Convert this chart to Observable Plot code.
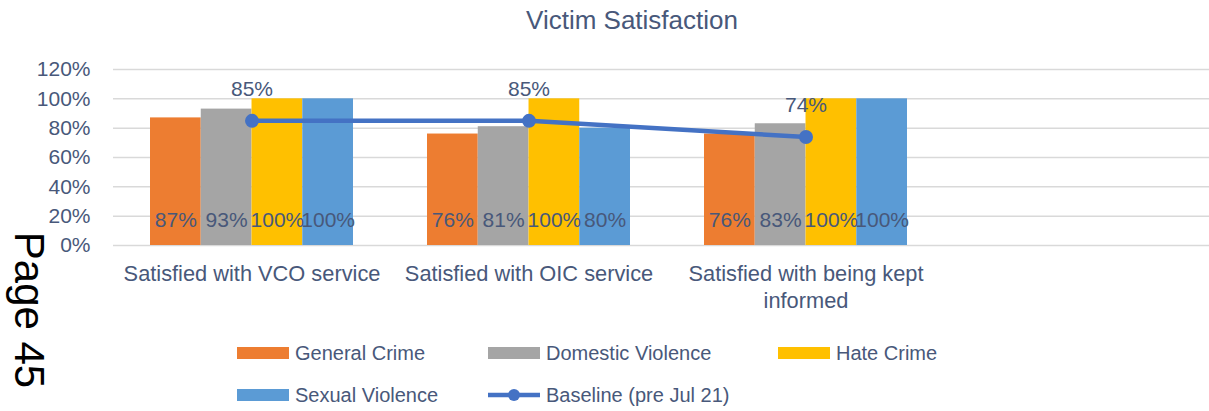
<!DOCTYPE html>
<html>
<head>
<meta charset="utf-8">
<script src="https://cdn.jsdelivr.net/npm/d3@7"></script>
<script src="https://cdn.jsdelivr.net/npm/@observablehq/plot@0.6"></script>
<style>
  html, body { margin: 0; padding: 0; background: #fff; }
  #wrap { position: relative; width: 1209px; height: 411px; overflow: hidden; font-family: "Liberation Sans", Arial, sans-serif; color: #48587A; }
  #title { position: absolute; top: 5px; left: 632px; transform: translateX(-50%); font-size: 26px; white-space: nowrap; line-height: 30px; }
  #chart { position: absolute; top: 0; left: 0; }
  #legend { position: absolute; left: 237px; top: 341px; display: grid; grid-template-columns: 251px 290px auto; row-gap: 18px; font-size: 20px; line-height: 24px; }
  .item { display: flex; align-items: center; white-space: nowrap; }
  .sw { width: 52px; height: 12px; margin-right: 6px; }
  .lsw { width: 52px; height: 14px; margin-right: 6px; }
  #page { position: absolute; left: 29px; top: 310px; transform: translate(-50%, -50%) rotate(90deg); font-size: 42px; color: #000; white-space: nowrap; font-family: "Liberation Sans", Arial, sans-serif; }
</style>
</head>
<body>
<div id="wrap">
  <div id="chart"></div>
  <div id="title"></div>
  <div id="legend"></div>
  <div id="page">Page 45</div>
</div>
<script>
const chartTitle = "Victim Satisfaction";
const categories = ["Satisfied with VCO service", "Satisfied with OIC service", "Satisfied with being kept informed"];
const tickLabels = ["Satisfied with VCO service", "Satisfied with OIC service", "Satisfied with being kept\ninformed"];
const seriesNames = ["General Crime", "Domestic Violence", "Hate Crime", "Sexual Violence"];
const generalCrime = [87, 76, 76];
const domesticViolence = [93, 81, 83];
const hateCrime = [100, 100, 100];
const sexualViolence = [100, 80, 100];
const baselineName = "Baseline (pre Jul 21)";
const baseline = [85, 85, 74];
const yTicks = [0, 20, 40, 60, 80, 100, 120];
const seriesColors = ["#ED7D31", "#A5A5A5", "#FFC000", "#5B9BD5"];
const lineColor = "#4472C4";
const textColor = "#48587A";

const seriesValues = [generalCrime, domesticViolence, hateCrime, sexualViolence];
const emptySlot = "\u00a0";
const xDomain = [...categories, emptySlot];
const xRange = [113, 1221];
const pad = 0.267;
const bandwidth = (xRange[1] - xRange[0]) / xDomain.length * (1 - pad);
const barW = bandwidth / seriesNames.length;

const marks = [Plot.ruleY(yTicks, {stroke: "#D9D9D9", strokeWidth: 1.5})];

seriesNames.forEach((name, s) => {
  const rows = categories.map((c, i) => ({category: c, value: seriesValues[s][i]}));
  marks.push(Plot.barY(rows, {
    x: "category", y: "value", fill: seriesColors[s],
    insetLeft: s * barW, insetRight: (seriesNames.length - 1 - s) * barW
  }));
});
seriesNames.forEach((name, s) => {
  const rows = categories.map((c, i) => ({category: c, value: seriesValues[s][i]}));
  marks.push(Plot.text(rows, {
    x: "category", y: () => 0, text: d => d.value + "%",
    dx: -bandwidth / 2 + (s + 0.5) * barW, dy: -25,
    fill: textColor, fontSize: 21, lineAnchor: "middle"
  }));
});

const baseRows = categories.map((c, i) => ({category: c, value: baseline[i]}));
marks.push(Plot.line(baseRows, {x: "category", y: "value", stroke: lineColor, strokeWidth: 4.5}));
marks.push(Plot.dot(baseRows, {x: "category", y: "value", fill: lineColor, r: 7}));
marks.push(Plot.text(baseRows, {x: "category", y: "value", text: d => d.value + "%", dy: -32, fill: textColor, fontSize: 21, lineAnchor: "middle"}));

marks.push(Plot.axisY({ticks: yTicks, tickFormat: d => d + "%", tickSize: 0, tickPadding: 23, fontSize: 21, label: null}));
marks.push(Plot.axisX({ticks: categories, tickFormat: d => tickLabels[categories.indexOf(d)], tickSize: 0, tickPadding: 16, fontSize: 21.8, lineHeight: 1.25, label: null}));

const chart = Plot.plot({
  width: 1209,
  height: 320,
  marginTop: 69,
  marginBottom: 75,
  marginLeft: 113,
  marginRight: 0,
  style: {fontFamily: "'Liberation Sans', Arial, sans-serif", fontSize: "21px", color: textColor, background: "transparent"},
  x: {type: "band", domain: xDomain, range: xRange, paddingInner: pad, paddingOuter: pad / 2, align: 0.5},
  y: {domain: [0, 120], label: null},
  marks
});
document.getElementById("chart").appendChild(chart);
document.getElementById("title").textContent = chartTitle;

const legend = document.getElementById("legend");
const legendOrder = [0, 1, 2, 3];
legendOrder.forEach(s => {
  const item = document.createElement("div");
  item.className = "item";
  item.innerHTML = `<span class="sw" style="background:${seriesColors[s]}"></span><span>${seriesNames[s]}</span>`;
  legend.appendChild(item);
});
const li = document.createElement("div");
li.className = "item";
li.innerHTML = `<svg class="lsw" width="52" height="14"><line x1="0" x2="52" y1="7" y2="7" stroke="${lineColor}" stroke-width="4.5"/><circle cx="26" cy="7" r="6" fill="${lineColor}"/></svg><span>${baselineName}</span>`;
legend.appendChild(li);
</script>
</body>
</html>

What to work on —
Omit every picture while copying the listing above exactly.

Full output —
Convert this chart to Observable Plot code.
<!DOCTYPE html>
<html>
<head>
<meta charset="utf-8">
<script src="https://cdn.jsdelivr.net/npm/d3@7"></script>
<script src="https://cdn.jsdelivr.net/npm/@observablehq/plot@0.6"></script>
<style>
  html, body { margin: 0; padding: 0; background: #fff; }
  #wrap { position: relative; width: 1209px; height: 411px; overflow: hidden; font-family: "Liberation Sans", Arial, sans-serif; color: #48587A; }
  #title { position: absolute; top: 5px; left: 632px; transform: translateX(-50%); font-size: 26px; white-space: nowrap; line-height: 30px; }
  #chart { position: absolute; top: 0; left: 0; }
  #legend { position: absolute; left: 237px; top: 341px; display: grid; grid-template-columns: 251px 290px auto; row-gap: 18px; font-size: 20px; line-height: 24px; }
  .item { display: flex; align-items: center; white-space: nowrap; }
  .sw { width: 52px; height: 12px; margin-right: 6px; }
  .lsw { width: 52px; height: 14px; margin-right: 6px; }
  #page { position: absolute; left: 29px; top: 310px; transform: translate(-50%, -50%) rotate(90deg); font-size: 42px; color: #000; white-space: nowrap; font-family: "Liberation Sans", Arial, sans-serif; }
</style>
</head>
<body>
<div id="wrap">
  <div id="chart"></div>
  <div id="title"></div>
  <div id="legend"></div>
  <div id="page">Page 45</div>
</div>
<script>
const chartTitle = "Victim Satisfaction";
const categories = ["Satisfied with VCO service", "Satisfied with OIC service", "Satisfied with being kept informed"];
const tickLabels = ["Satisfied with VCO service", "Satisfied with OIC service", "Satisfied with being kept\ninformed"];
const seriesNames = ["General Crime", "Domestic Violence", "Hate Crime", "Sexual Violence"];
const generalCrime = [87, 76, 76];
const domesticViolence = [93, 81, 83];
const hateCrime = [100, 100, 100];
const sexualViolence = [100, 80, 100];
const baselineName = "Baseline (pre Jul 21)";
const baseline = [85, 85, 74];
const yTicks = [0, 20, 40, 60, 80, 100, 120];
const seriesColors = ["#ED7D31", "#A5A5A5", "#FFC000", "#5B9BD5"];
const lineColor = "#4472C4";
const textColor = "#48587A";

const seriesValues = [generalCrime, domesticViolence, hateCrime, sexualViolence];
const emptySlot = "\u00a0";
const xDomain = [...categories, emptySlot];
const xRange = [113, 1221];
const pad = 0.267;
const bandwidth = (xRange[1] - xRange[0]) / xDomain.length * (1 - pad);
const barW = bandwidth / seriesNames.length;

const marks = [Plot.ruleY(yTicks, {stroke: "#D9D9D9", strokeWidth: 1.5})];

seriesNames.forEach((name, s) => {
  const rows = categories.map((c, i) => ({category: c, value: seriesValues[s][i]}));
  marks.push(Plot.barY(rows, {
    x: "category", y: "value", fill: seriesColors[s],
    insetLeft: s * barW, insetRight: (seriesNames.length - 1 - s) * barW
  }));
});
seriesNames.forEach((name, s) => {
  const rows = categories.map((c, i) => ({category: c, value: seriesValues[s][i]}));
  marks.push(Plot.text(rows, {
    x: "category", y: () => 0, text: d => d.value + "%",
    dx: -bandwidth / 2 + (s + 0.5) * barW, dy: -25,
    fill: textColor, fontSize: 21, lineAnchor: "middle"
  }));
});

const baseRows = categories.map((c, i) => ({category: c, value: baseline[i]}));
marks.push(Plot.line(baseRows, {x: "category", y: "value", stroke: lineColor, strokeWidth: 4.5}));
marks.push(Plot.dot(baseRows, {x: "category", y: "value", fill: lineColor, r: 7}));
marks.push(Plot.text(baseRows, {x: "category", y: "value", text: d => d.value + "%", dy: -32, fill: textColor, fontSize: 21, lineAnchor: "middle"}));

marks.push(Plot.axisY({ticks: yTicks, tickFormat: d => d + "%", tickSize: 0, tickPadding: 23, fontSize: 21, label: null}));
marks.push(Plot.axisX({ticks: categories, tickFormat: d => tickLabels[categories.indexOf(d)], tickSize: 0, tickPadding: 16, fontSize: 21.8, lineHeight: 1.25, label: null}));

const chart = Plot.plot({
  width: 1209,
  height: 320,
  marginTop: 69,
  marginBottom: 75,
  marginLeft: 113,
  marginRight: 0,
  style: {fontFamily: "'Liberation Sans', Arial, sans-serif", fontSize: "21px", color: textColor, background: "transparent"},
  x: {type: "band", domain: xDomain, range: xRange, paddingInner: pad, paddingOuter: pad / 2, align: 0.5},
  y: {domain: [0, 120], label: null},
  marks
});
document.getElementById("chart").appendChild(chart);
document.getElementById("title").textContent = chartTitle;

const legend = document.getElementById("legend");
const legendOrder = [0, 1, 2, 3];
legendOrder.forEach(s => {
  const item = document.createElement("div");
  item.className = "item";
  item.innerHTML = `<span class="sw" style="background:${seriesColors[s]}"></span><span>${seriesNames[s]}</span>`;
  legend.appendChild(item);
});
const li = document.createElement("div");
li.className = "item";
li.innerHTML = `<svg class="lsw" width="52" height="14"><line x1="0" x2="52" y1="7" y2="7" stroke="${lineColor}" stroke-width="4.5"/><circle cx="26" cy="7" r="6" fill="${lineColor}"/></svg><span>${baselineName}</span>`;
legend.appendChild(li);
</script>
</body>
</html>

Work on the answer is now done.